» **PROBLEM TO SOLVE**
Please output every line of the material as it stands, without the pictures.

» **SUPPLIED DATA**

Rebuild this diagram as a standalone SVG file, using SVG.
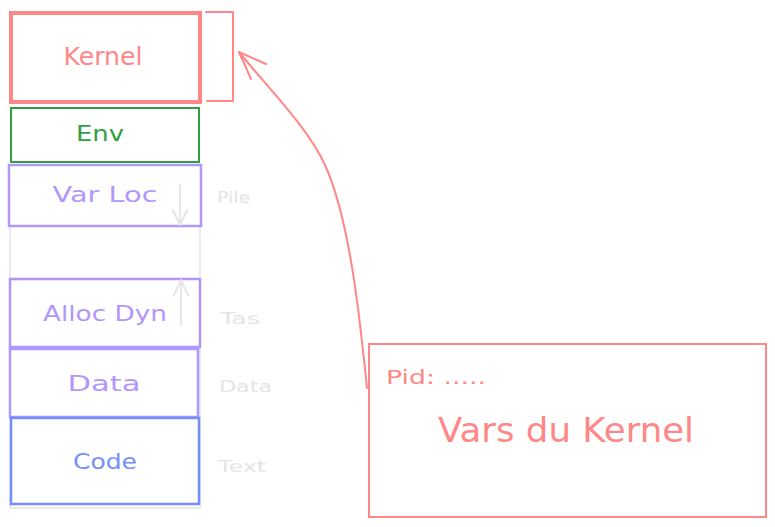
<svg xmlns="http://www.w3.org/2000/svg" width="775" height="527" viewBox="0 0 775 527">
<defs>
<style>
text{font-family:"DejaVu Sans","Liberation Sans",sans-serif;text-anchor:middle;dominant-baseline:central}
.red{stroke:#ff8787;fill:none}
.purple{stroke:#b197fc;fill:none;stroke-width:2.5}
.gray{stroke:#e9ecef;fill:none;stroke-width:2}
.lbl{fill:#e3e5e8;font-size:16px;text-anchor:start}
</style>
</defs>
<rect width="775" height="527" fill="#ffffff"/>
<g id="stack-frame">
<rect class="gray" x="10" y="226" width="190" height="282"/>
</g>
<g id="kernel">
<rect class="red" x="11" y="13" width="189" height="89" stroke-width="4"/>
<text x="103" y="57" font-size="24" fill="#ff8787" textLength="79" lengthAdjust="spacingAndGlyphs">Kernel</text>
</g>
<g id="env">
<rect x="11" y="108" width="188" height="54" fill="none" stroke="#2f9e44" stroke-width="2"/>
<text x="100" y="134" font-size="21" fill="#2f9e44" textLength="48" lengthAdjust="spacingAndGlyphs">Env</text>
</g>
<g id="varloc">
<rect class="purple" x="9" y="165" width="192" height="61"/>
<text x="105" y="195" font-size="21" fill="#b197fc" textLength="105" lengthAdjust="spacingAndGlyphs">Var Loc</text>
</g>
<g id="allocdyn">
<rect class="purple" x="10" y="279" width="190" height="68"/>
<text x="105" y="314" font-size="21" fill="#b197fc" textLength="124" lengthAdjust="spacingAndGlyphs">Alloc Dyn</text>
</g>
<g id="data">
<rect class="purple" x="10" y="349" width="188" height="68"/>
<text x="104" y="384" font-size="21" fill="#b197fc" textLength="73" lengthAdjust="spacingAndGlyphs">Data</text>
</g>
<g id="code">
<rect x="11" y="418" width="188" height="86" fill="none" stroke="#748ffc" stroke-width="2.5"/>
<text x="105" y="462" font-size="21" fill="#748ffc" textLength="64" lengthAdjust="spacingAndGlyphs">Code</text>
</g>
<g id="labels">
<text class="lbl" x="217" y="197" textLength="33" lengthAdjust="spacingAndGlyphs">Pile</text>
<text class="lbl" x="220" y="318" textLength="40" lengthAdjust="spacingAndGlyphs">Tas</text>
<text class="lbl" x="219" y="386" textLength="53" lengthAdjust="spacingAndGlyphs">Data</text>
<text class="lbl" x="218" y="466" textLength="48" lengthAdjust="spacingAndGlyphs">Text</text>
</g>
<g id="kernel-vars">
<rect class="red" x="369" y="344" width="397" height="173" stroke-width="2"/>
<text x="386" y="377" font-size="20" fill="#ff8787" style="text-anchor:start" textLength="100" lengthAdjust="spacingAndGlyphs">Pid: .....</text>
<text x="566" y="430" font-size="33" fill="#ff8787" textLength="256" lengthAdjust="spacingAndGlyphs">Vars du Kernel</text>
</g>
<g id="connectors" fill="none" stroke-linecap="round" stroke-linejoin="round">
<path d="M180 185 V225 M173 210 L180 225 L187 210" stroke="#e6e6e6" stroke-width="2"/>
<path d="M181 325 V280 M174 295 L181 280 L188 295" stroke="#e6e6e6" stroke-width="2"/>
<path d="M206 12 H233 V101 H207" stroke="#ff8787" stroke-width="2"/>
<path d="M367 388 C360 320 350 220 325 165 C308 128 270 90 239 52" stroke="#ff8787" stroke-width="2"/>
<path d="M266 64 L239 52 L251 79" stroke="#ff8787" stroke-width="2"/>
</g>
</svg>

» **WRITTEN ANSWER**
Rebuild this diagram as a standalone SVG file, using SVG.
<svg xmlns="http://www.w3.org/2000/svg" width="775" height="527" viewBox="0 0 775 527">
<defs>
<style>
text{font-family:"DejaVu Sans","Liberation Sans",sans-serif;text-anchor:middle;dominant-baseline:central}
.red{stroke:#ff8787;fill:none}
.purple{stroke:#b197fc;fill:none;stroke-width:2.5}
.gray{stroke:#e9ecef;fill:none;stroke-width:2}
.lbl{fill:#e3e5e8;font-size:16px;text-anchor:start}
</style>
</defs>
<rect width="775" height="527" fill="#ffffff"/>
<g id="stack-frame">
<rect class="gray" x="10" y="226" width="190" height="282"/>
</g>
<g id="kernel">
<rect class="red" x="11" y="13" width="189" height="89" stroke-width="4"/>
<text x="103" y="57" font-size="24" fill="#ff8787" textLength="79" lengthAdjust="spacingAndGlyphs">Kernel</text>
</g>
<g id="env">
<rect x="11" y="108" width="188" height="54" fill="none" stroke="#2f9e44" stroke-width="2"/>
<text x="100" y="134" font-size="21" fill="#2f9e44" textLength="48" lengthAdjust="spacingAndGlyphs">Env</text>
</g>
<g id="varloc">
<rect class="purple" x="9" y="165" width="192" height="61"/>
<text x="105" y="195" font-size="21" fill="#b197fc" textLength="105" lengthAdjust="spacingAndGlyphs">Var Loc</text>
</g>
<g id="allocdyn">
<rect class="purple" x="10" y="279" width="190" height="68"/>
<text x="105" y="314" font-size="21" fill="#b197fc" textLength="124" lengthAdjust="spacingAndGlyphs">Alloc Dyn</text>
</g>
<g id="data">
<rect class="purple" x="10" y="349" width="188" height="68"/>
<text x="104" y="384" font-size="21" fill="#b197fc" textLength="73" lengthAdjust="spacingAndGlyphs">Data</text>
</g>
<g id="code">
<rect x="11" y="418" width="188" height="86" fill="none" stroke="#748ffc" stroke-width="2.5"/>
<text x="105" y="462" font-size="21" fill="#748ffc" textLength="64" lengthAdjust="spacingAndGlyphs">Code</text>
</g>
<g id="labels">
<text class="lbl" x="217" y="197" textLength="33" lengthAdjust="spacingAndGlyphs">Pile</text>
<text class="lbl" x="220" y="318" textLength="40" lengthAdjust="spacingAndGlyphs">Tas</text>
<text class="lbl" x="219" y="386" textLength="53" lengthAdjust="spacingAndGlyphs">Data</text>
<text class="lbl" x="218" y="466" textLength="48" lengthAdjust="spacingAndGlyphs">Text</text>
</g>
<g id="kernel-vars">
<rect class="red" x="369" y="344" width="397" height="173" stroke-width="2"/>
<text x="386" y="377" font-size="20" fill="#ff8787" style="text-anchor:start" textLength="100" lengthAdjust="spacingAndGlyphs">Pid: .....</text>
<text x="566" y="430" font-size="33" fill="#ff8787" textLength="256" lengthAdjust="spacingAndGlyphs">Vars du Kernel</text>
</g>
<g id="connectors" fill="none" stroke-linecap="round" stroke-linejoin="round">
<path d="M180 185 V225 M173 210 L180 225 L187 210" stroke="#e6e6e6" stroke-width="2"/>
<path d="M181 325 V280 M174 295 L181 280 L188 295" stroke="#e6e6e6" stroke-width="2"/>
<path d="M206 12 H233 V101 H207" stroke="#ff8787" stroke-width="2"/>
<path d="M367 388 C360 320 350 220 325 165 C308 128 270 90 239 52" stroke="#ff8787" stroke-width="2"/>
<path d="M266 64 L239 52 L251 79" stroke="#ff8787" stroke-width="2"/>
</g>
</svg>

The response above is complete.